Barbara Kim Stanton, the state director of AARP Hawaii, said the pension tax proposal was flawed, and raised constitutional questions about whether it would diminish accrued benefits for retired public workers. The interest group continued to oppose the bill after it was amended to cover only higher-income retirees because many seniors feared it would be expanded to others in the future.
"When you look at it, if it’s a bad bill, it’s a bad bill," she said.
Abercrombie has told his Cabinet that the end of session and the start of the new fiscal year in July mark the real beginning of his administration’s chance to reorganize government and work on priorities such as renewable energy and work force housing.
For the first several months of his term, the governor has been working to implement a budget adopted under Lingle. The new budget and financial plan now before him gives his administration significant flexibility to make the cuts and changes he thinks are necessary to achieve savings and improve efficiency.
"This wasn’t going to happen overnight, but if you compare where we are today to the last few years, you will see a real change," Lt. Gov. Brian Schatz said in an e-mail.

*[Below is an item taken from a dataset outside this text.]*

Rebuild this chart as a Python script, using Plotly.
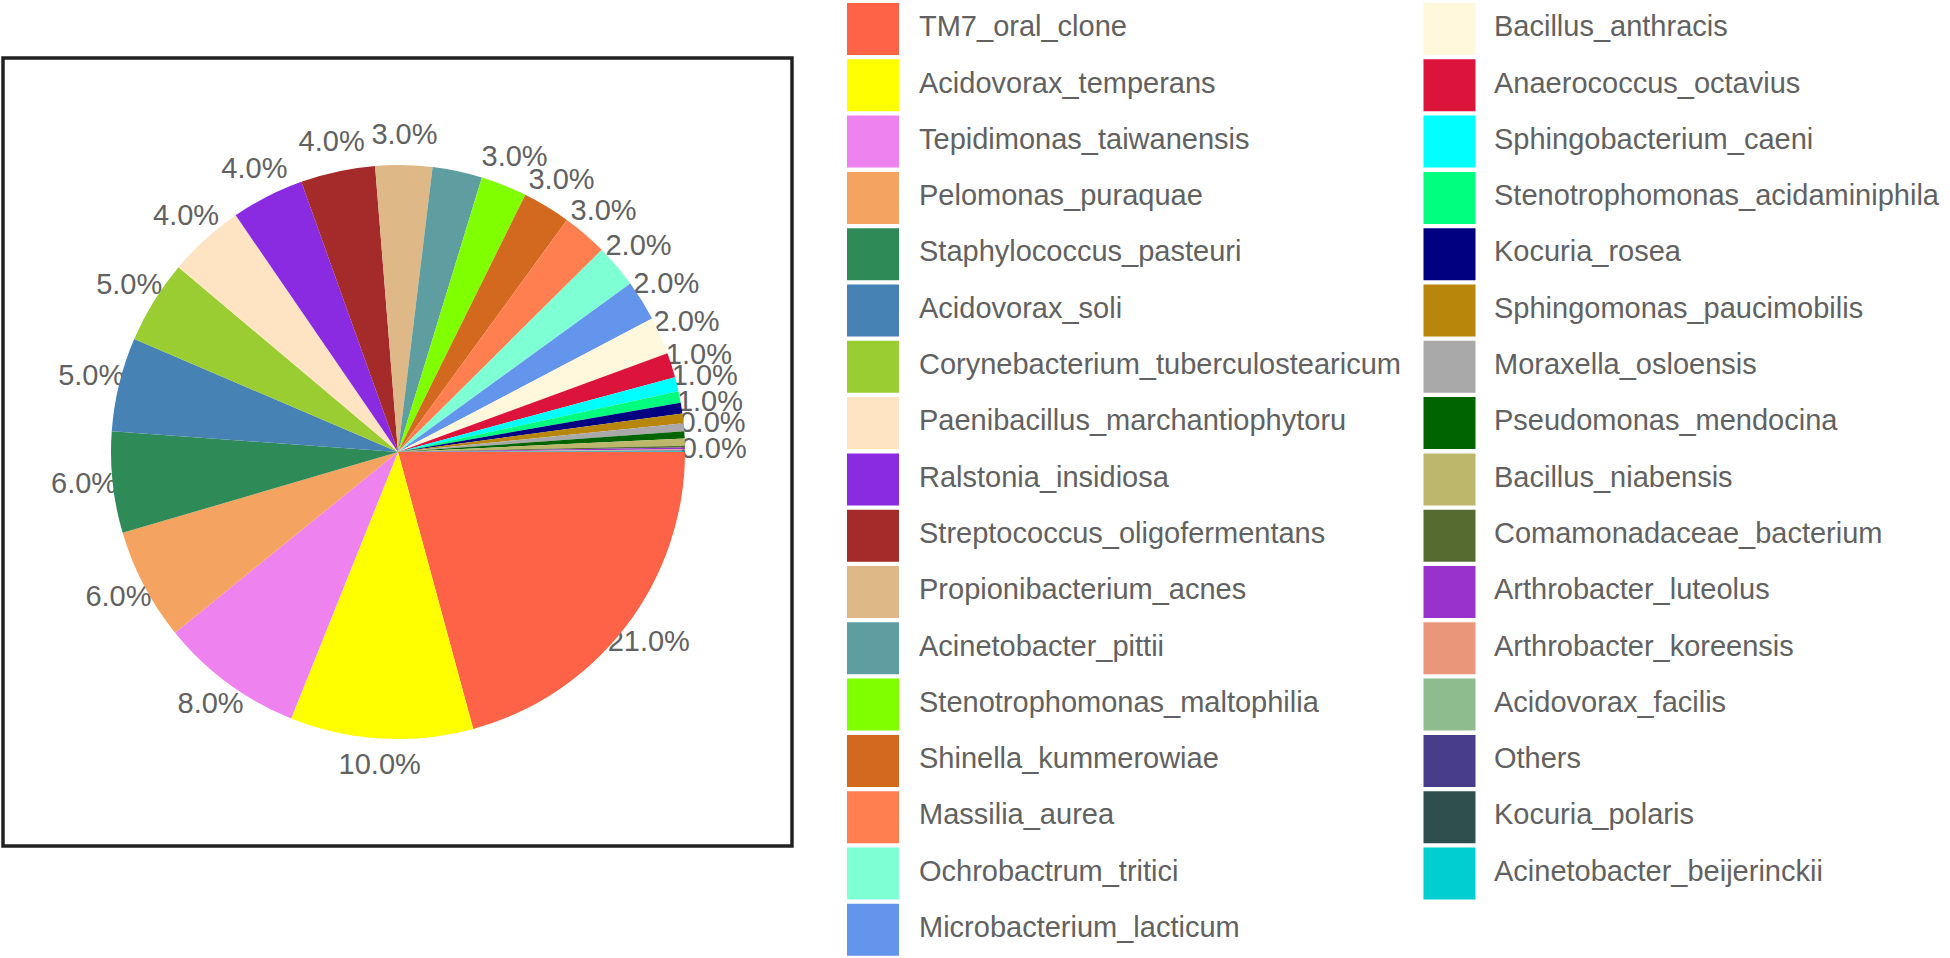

Republicans have praised Abercrombie and House leaders for resisting a GET increase, and the Senate for rejecting a pension tax, but still believe Democrats relied too much on new revenue and not enough on spending cuts to balance the budget.
Some of the activists at the core of Abercrombie’s political support during the campaign last year — social-service advocates, environmentalists and progressives — were disappointed with the governor and majority Democrats in the Legislature this session.
The Rev. Bob Nakata, a former state senator, said lawmakers should have approved a GET increase to help adequately finance state programs decimated by budget cuts during the recession.
Nakata described the budget and financial plan lawmakers sent to Abercrombie as a "bloody mess" that may fall short.
Robert Harris, director of the Sierra Club Hawaii chapter, said it was stunning that bills to shift some money from a barrel tax to alternative energy programs and to impose a fee on single-use plastic bags to discourage consumer use and help protect the environment appeared to be casualties of conference committee tactics.
"The budget crisis seemed to suck the air out of the room and a lot of other bills didn’t seem to get attention," he said. "More so, it seemed like the fight over the pension tax meant that a lot of different bills that were quite good and even revenue-producing died."